Faculty members of the Center for Terahertz Research are among the world's first scientists to exploit the unique advantages of terahertz (THz) radiation. Using the relatively unexplored terahertz portion of the electromagnetic spectrum, they are creating innovative imaging and sensing technologies that hold enormous potential in biomedical imaging, genetics diagnostics, microelectronics, and the chemical and biological materials identification fields.

The promise of terahertz wave radiation, known as "T-rays," is being realized through ongoing research at the THz Center's four state-of-the-art laboratories: Xi-Cheng Zhang's THz Optoelectronics lab, Michael Shur's THz Electronics lab, Roland Kersting's THz Quantum Optics lab, and Ingrid Wilke's THz Spectroscopy lab. Together, these researchers are overcoming significant challenges posed by the lack of understanding of the fundamental physics that underlie this large – and historically inaccessible – portion of the electromagnetic spectrum.

Rensselaer's THz research faculty is the established leader in the development and application of terahertz technology. Their breakthroughs in developing electro-optic THz emitters and detectors have opened the door to tremendous sensing and imaging opportunities for academic and industrial applications and earned them six patents with another several pending.

Next Rays? T-rays!
Scientists are drawn to this elusive portion of the electromagnetic spectrum, which lies between infrared and microwave bands, because of the advantages that T-rays offer over conventional imaging technologies. Unlike X-rays, T-rays can be focused and are capable of producing images with signature or fingerprint capability, also called functional imaging. T-rays' low photon energy levels allow the imaging of biological tissue without harmful ionizing radiation, making them safer than X-rays. And the unique vibrational, rotational, and translational responses of materials within the THz range provide information generally absent in optical, X-ray and NMR images, enabling a sort of THz wave fingerprint of the molecular structure of the material being imaged. This fingerprinting will allow T-rays to one day be used to detect harmful biological or chemical agents.

Closing the Terahertz Gap
Shur and Kersting are among the first scientists in the world to create prototype devices for systems that use terahertz waves to carry microelectric signals. Their pioneering research with terahertz-speed electronic devices has been credited with closing the "terahertz gap" – the term for the scientifically rich but technologically undeveloped THz frequency. Wilke pioneered the application of single-shot THz-radiation pulse measurements to femtosecond relativistic electron beam bunch length measurements. This is a significant advancement of electron beam diagnostics for new types of x-ray free electron laser and high energy physics.

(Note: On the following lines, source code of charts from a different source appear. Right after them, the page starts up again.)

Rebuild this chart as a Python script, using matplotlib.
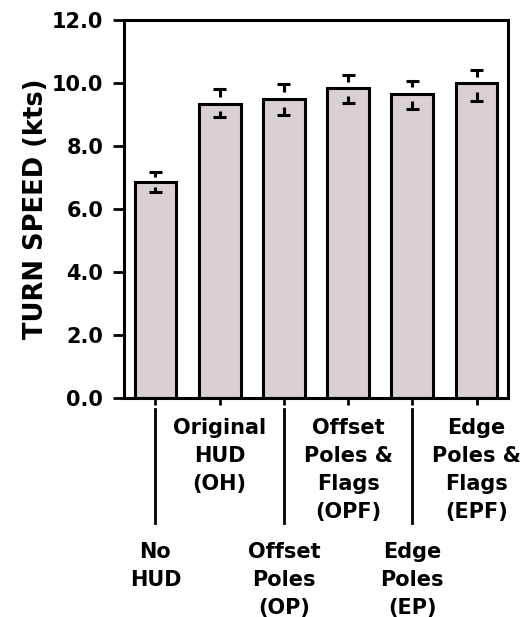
import matplotlib
matplotlib.use("Agg")
import matplotlib.pyplot as plt
import matplotlib.transforms as mtransforms

# data
labels_top = ['Original\nHUD\n(OH)', 'Offset\nPoles &\nFlags\n(OPF)', 'Edge\nPoles &\nFlags\n(EPF)']
labels_bottom = ['No\nHUD', 'Offset\nPoles\n(OP)', 'Edge\nPoles\n(EP)']
speeds = [6.85, 9.33, 9.49, 9.84, 9.65, 10.0]
err_up = [0.32, 0.48, 0.48, 0.40, 0.42, 0.40]
err_down = [0.32, 0.42, 0.52, 0.48, 0.46, 0.58]
yticks = [0, 2, 4, 6, 8, 10, 12]

plt.rcParams['font.family'] = ['DejaVu Sans']
plt.rcParams['font.weight'] = 'bold'

fig = plt.figure(figsize=(5.31, 6.17), dpi=100)
ax = fig.add_axes([0.2335, 0.355, 0.7232, 0.6125])

x = list(range(len(speeds)))
ax.bar(x, speeds, width=0.65, color='#d8d0d1', edgecolor='black', linewidth=2.2, zorder=2)

# broken error bars: cap plus half stem at each end
for xi, v, eu, ed in zip(x, speeds, err_up, err_down):
    ax.hlines([v + eu, v - ed], xi - 0.1, xi + 0.1, color='black', linewidth=2.2, zorder=3)
    ax.vlines(xi, v + eu / 2, v + eu, color='black', linewidth=2.2, zorder=3)
    ax.vlines(xi, v - ed, v - ed / 2, color='black', linewidth=2.2, zorder=3)

ax.set_xlim(-0.49, 5.49)
ax.set_ylim(0, 12)
ax.set_yticks(yticks)
ax.set_yticklabels(['%.1f' % t for t in yticks], fontsize=15, fontweight='bold')
ax.tick_params(axis='y', direction='out', length=8, width=2, pad=7)
ax.set_xticks(x)
ax.set_xticklabels([])
ax.tick_params(axis='x', direction='out', length=5, width=2)
for s in ax.spines.values():
    s.set_linewidth(2.2)

ax.set_ylabel('TURN SPEED (kts)', fontsize=18.5, fontweight='bold', labelpad=2)

# staggered category labels under the axis
trans = mtransforms.blended_transform_factory(ax.transData, ax.transAxes)
for i, lab in enumerate(labels_bottom):
    xi = x[2 * i]
    ax.plot([xi, xi], [-0.029, -0.331], color='black', linewidth=2, transform=trans, clip_on=False)
    ax.text(xi, -0.38, lab, transform=trans, ha='center', va='top', fontsize=15,
            fontweight='bold', linespacing=1.5)
for i, lab in enumerate(labels_top):
    xi = x[2 * i + 1]
    ax.text(xi, -0.052, lab, transform=trans, ha='center', va='top', fontsize=15,
            fontweight='bold', linespacing=1.5)

plt.savefig('out.png', dpi=100)
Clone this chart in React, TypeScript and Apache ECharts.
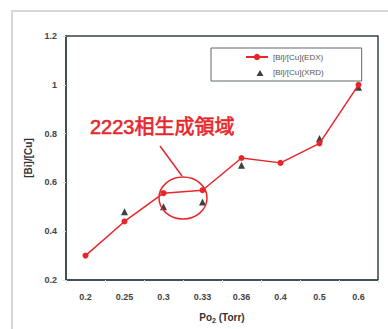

Research at the center is currently focused on the generation and detection of free-space THz beams using ultra-fast optics and electro-optic crystals. A primary goal is to develop and refine the instrumentation – finding higher dynamic ranges, achieving faster data acquisition, and increasing sensitivities to enable the detection of monomolecular layers – that will move THz technology beyond its current niche applications to support wider use in biomedicine.

Rays of Hope – Biomedicine
Perhaps the greatest potential for this research lies in biomedical imaging and genetic diagnostics. T-rays offer hope for improved detection of breast cancer through sharper imaging and molecular fingerprinting. Each year, more than a half million biopsies of breast tissue are required to compensate for inaccurate and uncertain diagnoses using current detection methods. Zhang has begun working with doctors at the Boston Medical Center, using THz systems developed at Rensselaer to identify breast tumors. Another medical research team in England has received a grant of $6 million to perform clinical studies using the technology developed here. Nikon in Japan has developed a commercial T-ray imaging system based on Rensselaer's invention.

Rensselaer's terahertz research group has received nearly $10 million in grants from the National Science Foundation, Army Research Office, Army Research Laboratory, Air Force Office of Scientific Research, Defense Advanced Research Projects Agency, Department of Energy, Research Corporation, IMRA America Incorporated, Molecular OptoElectronic Corporation, and Zomega Technology Corporation.

Terahertz – Waves of the Future
The center's four labs are equipped with the most advanced photonic and opto-electronic instrumentation for generating, measuring, and recording picosecond and femtosecond terahertz radiation waves. The research center currently supports four faculty members and at least 30 graduate and 30 undergraduate students.

Rensselaer's Center for Terahertz Research stands at the forefront of terahertz technology, a science still in its infancy yet expected to become one of the most promising research areas for transformational imaging in the 21st century.